Another thing I thought was, “maybe they are throwing all this stuff at me, knowing full well that it’s far beyond my abilities, just to see if I’ll at least try. Maybe they want to see if I’ll rise to the challenge.” My second thought was, “I don’t have the time or desire to play BS amateur psychology mind games and sink 30 hours of time into one interview.”

So it’s not really that I’m looking at it the wrong way. It’s more that I disagree with that as an interviewing method if they are trying to overwhelm me just “to see how far I’ll get”.

LOL. Sounds like you know enough that it would just be boring for you. I wish I could send them to you, but I don’t want to name the company publicly or send out their docs out of respect for their privacy.

Thanks for the long reply, Jackson. Lots of good points.

Definitely taking this as an opportunity to learn. They’re all going on my “to learn” list!

Thanks for the link John!

Ideally, I think the best test would be to give you something to do for an hour. Not algos. Not take-home. Bring your laptop, here’s the wifi password, make this. You’ve got one hour and we’ll discuss what you’ve done at 2pm.

But you’re right. If this is how every company out there is doing things, I’m going to have to bite the bullet and accept that I’ll have to do a take-home test. (That said, that’s only half the gripe here. The other half was how far out of my depth it was.)

Oh well. At least you learned something, right?

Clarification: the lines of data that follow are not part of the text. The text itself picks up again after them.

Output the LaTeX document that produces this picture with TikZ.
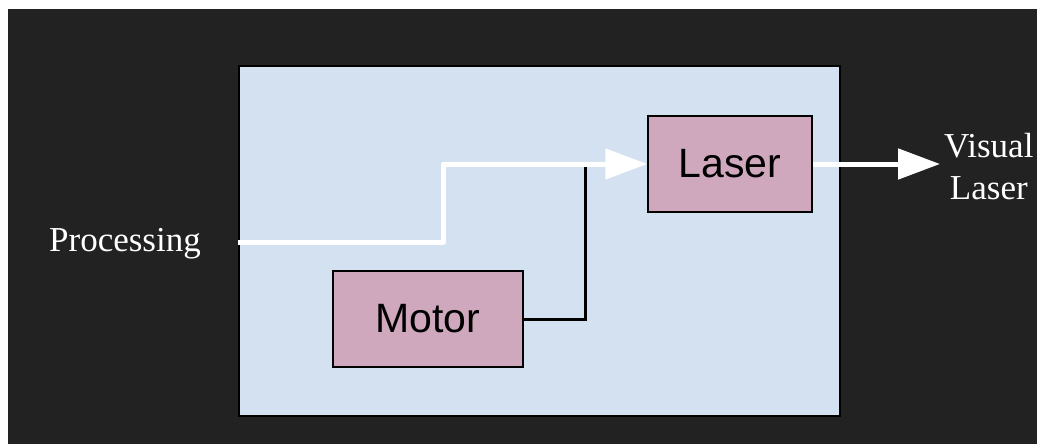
\documentclass[tikz,border=0pt]{standalone}
\usepackage{fontspec}
\setmainfont{Liberation Serif}
\newfontfamily\boxfont{Liberation Sans}
\usetikzlibrary{arrows.meta}
\definecolor{pagebg}{HTML}{222222}
\definecolor{panel}{HTML}{D4E1F1}
\definecolor{unit}{HTML}{CFA8BE}
\tikzset{
  unitbox/.style={draw=black, line width=1.5pt, fill=unit, inner sep=0pt,
    font=\boxfont\fontsize{41}{48}\selectfont},
  label/.style={text=white, font=\fontsize{35}{42}\selectfont, align=center, inner sep=0pt},
  beam/.style={draw=white, line width=5pt, line join=round},
  beamtip/.style={-{Triangle[length=42pt,width=30pt]}},
  wire/.style={draw=black, line width=3pt}
}
\begin{document}
\begin{tikzpicture}[x=1pt,y=-1pt]
  \useasboundingbox (0,0) rectangle (1037,444);
  \fill[white] (0,0) rectangle (1037,444);
  \fill[pagebg] (8,9) rectangle (1037,444);
  % main panel
  \node[draw=black, line width=1.5pt, fill=panel, minimum width=601pt, minimum height=350pt,
    inner sep=0pt] (panel) at (539.5,241) {};
  \node[unitbox, minimum width=164pt, minimum height=96pt] (laser) at (730,164) {Laser};
  \node[unitbox, minimum width=190pt, minimum height=96pt] (motor) at (428,319) {Motor};
  \node[label] (proc) at (125,244) {Processing};
  \node[label, anchor=west] (vis) at (944,167) {Visual\\Laser};
  % connectors
  \coordinate (in) at (panel.west |- 0,242);
  \draw[beam, beamtip] (in) -- (443,242) -- (443,164) -- (laser.west);
  \draw[wire] (motor.east) -- (585,319) -- (585,167);
  \draw[beam, beamtip] (laser.east) -- (940,164);
\end{tikzpicture}
\end{document}
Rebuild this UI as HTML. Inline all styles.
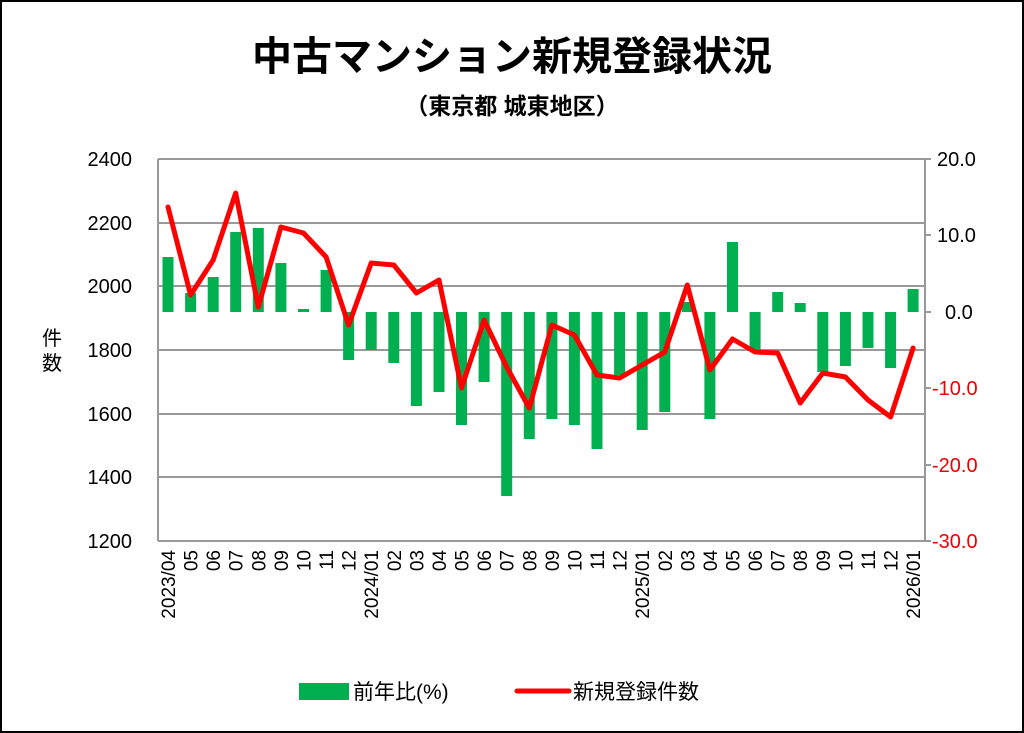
<!DOCTYPE html>
<html><head><meta charset="utf-8"><style>
html,body{margin:0;padding:0;background:#fff}
svg{display:block}
text{font-family:"Liberation Sans","Noto Sans CJK JP",sans-serif}
</style></head><body>
<svg width="1024" height="733" viewBox="0 0 1024 733" xmlns="http://www.w3.org/2000/svg">
<rect x="1" y="1" width="1022" height="731" fill="#fff" stroke="#000" stroke-width="2"/>
<text x="512" y="70" font-size="40" font-weight="bold" text-anchor="middle">中古マンション新規登録状況</text>
<text x="512" y="114" font-size="23" font-weight="bold" text-anchor="middle">（東京都 城東地区）</text>
<g stroke="#999" stroke-width="2">
<line x1="158" y1="159" x2="925" y2="159"/>
<line x1="158" y1="223" x2="925" y2="223"/>
<line x1="158" y1="286" x2="925" y2="286"/>
<line x1="158" y1="350" x2="925" y2="350"/>
<line x1="158" y1="414" x2="925" y2="414"/>
<line x1="158" y1="477" x2="925" y2="477"/>
<line x1="158" y1="541" x2="925" y2="541"/>
<line x1="158" y1="159" x2="158" y2="541"/>
<line x1="925" y1="159" x2="925" y2="541"/>
<line x1="925" y1="159" x2="931" y2="159"/>
<line x1="925" y1="235" x2="931" y2="235"/>
<line x1="925" y1="312" x2="931" y2="312"/>
<line x1="925" y1="388" x2="931" y2="388"/>
<line x1="925" y1="465" x2="931" y2="465"/>
<line x1="925" y1="541" x2="931" y2="541"/>
</g>
<g font-size="20" text-anchor="end">
<text x="132" y="166">2400</text><text x="132" y="230">2200</text><text x="132" y="293">2000</text>
<text x="132" y="357">1800</text><text x="132" y="421">1600</text><text x="132" y="484">1400</text><text x="132" y="548">1200</text>
</g>
<g font-size="20">
<text x="937" y="166">20.0</text><text x="937" y="242">10.0</text><text x="945" y="319">0.0</text>
<text x="932" y="395" fill="#e00">-10.0</text><text x="932" y="472" fill="#e00">-20.0</text><text x="932" y="548" fill="#e00">-30.0</text>
</g>
<text x="52" y="345" font-size="20" text-anchor="middle">件</text>
<text x="52" y="370" font-size="20" text-anchor="middle">数</text>
<g fill="#00b050">
<rect x="162.5" y="257" width="11" height="55"/>
<rect x="185.1" y="293" width="11" height="19"/>
<rect x="207.7" y="277" width="11" height="35"/>
<rect x="230.2" y="232" width="11" height="80"/>
<rect x="252.8" y="228" width="11" height="84"/>
<rect x="275.4" y="263" width="11" height="49"/>
<rect x="298" y="309" width="11" height="3"/>
<rect x="320.6" y="270" width="11" height="42"/>
<rect x="343.1" y="312" width="11" height="48"/>
<rect x="365.7" y="312" width="11" height="38"/>
<rect x="388.3" y="312" width="11" height="51"/>
<rect x="410.9" y="312" width="11" height="94"/>
<rect x="433.5" y="312" width="11" height="80"/>
<rect x="456" y="312" width="11" height="113"/>
<rect x="478.6" y="312" width="11" height="70"/>
<rect x="501.2" y="312" width="11" height="184"/>
<rect x="523.8" y="312" width="11" height="127"/>
<rect x="546.4" y="312" width="11" height="107"/>
<rect x="568.9" y="312" width="11" height="113"/>
<rect x="591.5" y="312" width="11" height="137"/>
<rect x="614.1" y="312" width="11" height="63"/>
<rect x="636.7" y="312" width="11" height="118"/>
<rect x="659.3" y="312" width="11" height="100"/>
<rect x="681.8" y="302" width="11" height="10"/>
<rect x="704.4" y="312" width="11" height="107"/>
<rect x="727" y="242" width="11" height="70"/>
<rect x="749.6" y="312" width="11" height="38"/>
<rect x="772.2" y="292" width="11" height="20"/>
<rect x="794.7" y="303" width="11" height="9"/>
<rect x="817.3" y="312" width="11" height="60"/>
<rect x="839.9" y="312" width="11" height="54"/>
<rect x="862.5" y="312" width="11" height="36"/>
<rect x="885.1" y="312" width="11" height="56"/>
<rect x="907.6" y="289" width="11" height="23"/>
</g>
<polyline fill="none" stroke="#f00" stroke-width="5" stroke-linejoin="round" stroke-linecap="round" points="168,207 190.6,295 213.2,260 235.7,193 258.3,307 280.9,227 303.5,233 326.1,257 348.6,325 371.2,263 393.8,265 416.4,293 439,280 461.5,388 484.1,320 506.7,367 529.3,408 551.9,325 574.4,335 597,375 619.6,378 642.2,365 664.8,352 687.3,285 709.9,370 732.5,339 755.1,352 777.7,353 800.2,403 822.8,373 845.4,377 868,400 890.6,417 913.1,348"/>
<g font-size="19" text-anchor="end">
<text transform="translate(175,550) rotate(-90)">2023/04</text>
<text transform="translate(197.6,550) rotate(-90)">05</text>
<text transform="translate(220.2,550) rotate(-90)">06</text>
<text transform="translate(242.7,550) rotate(-90)">07</text>
<text transform="translate(265.3,550) rotate(-90)">08</text>
<text transform="translate(287.9,550) rotate(-90)">09</text>
<text transform="translate(310.5,550) rotate(-90)">10</text>
<text transform="translate(333.1,550) rotate(-90)">11</text>
<text transform="translate(355.6,550) rotate(-90)">12</text>
<text transform="translate(378.2,550) rotate(-90)">2024/01</text>
<text transform="translate(400.8,550) rotate(-90)">02</text>
<text transform="translate(423.4,550) rotate(-90)">03</text>
<text transform="translate(446,550) rotate(-90)">04</text>
<text transform="translate(468.5,550) rotate(-90)">05</text>
<text transform="translate(491.1,550) rotate(-90)">06</text>
<text transform="translate(513.7,550) rotate(-90)">07</text>
<text transform="translate(536.3,550) rotate(-90)">08</text>
<text transform="translate(558.9,550) rotate(-90)">09</text>
<text transform="translate(581.4,550) rotate(-90)">10</text>
<text transform="translate(604,550) rotate(-90)">11</text>
<text transform="translate(626.6,550) rotate(-90)">12</text>
<text transform="translate(649.2,550) rotate(-90)">2025/01</text>
<text transform="translate(671.8,550) rotate(-90)">02</text>
<text transform="translate(694.3,550) rotate(-90)">03</text>
<text transform="translate(716.9,550) rotate(-90)">04</text>
<text transform="translate(739.5,550) rotate(-90)">05</text>
<text transform="translate(762.1,550) rotate(-90)">06</text>
<text transform="translate(784.7,550) rotate(-90)">07</text>
<text transform="translate(807.2,550) rotate(-90)">08</text>
<text transform="translate(829.8,550) rotate(-90)">09</text>
<text transform="translate(852.4,550) rotate(-90)">10</text>
<text transform="translate(875,550) rotate(-90)">11</text>
<text transform="translate(897.6,550) rotate(-90)">12</text>
<text transform="translate(920.1,550) rotate(-90)">2026/01</text>
</g>
<rect x="299" y="683" width="50" height="17" fill="#00b050"/>
<text x="353" y="699" font-size="21">前年比(%)</text>
<line x1="517" y1="691" x2="569" y2="691" stroke="#f00" stroke-width="5" stroke-linecap="round"/>
<text x="573" y="699" font-size="21">新規登録件数</text>
</svg>
</body></html>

Today morning I was asked to do a take home assignment in which I had to build an online movie ticket reservation system all the way until the confirmation without the payment integration. (Seat selection, credit card validation, REST API et all). I was applying for a full stack role and I have 4 years experience doing front end development. The recruiter had explicitly mentioned that I didn’t have to prepare anything before hand. Spent 3 hours stuck on boilerplate setup for React SSR. I have only a total of 8 hours to deliver the whole assignment + read me + live links. FML.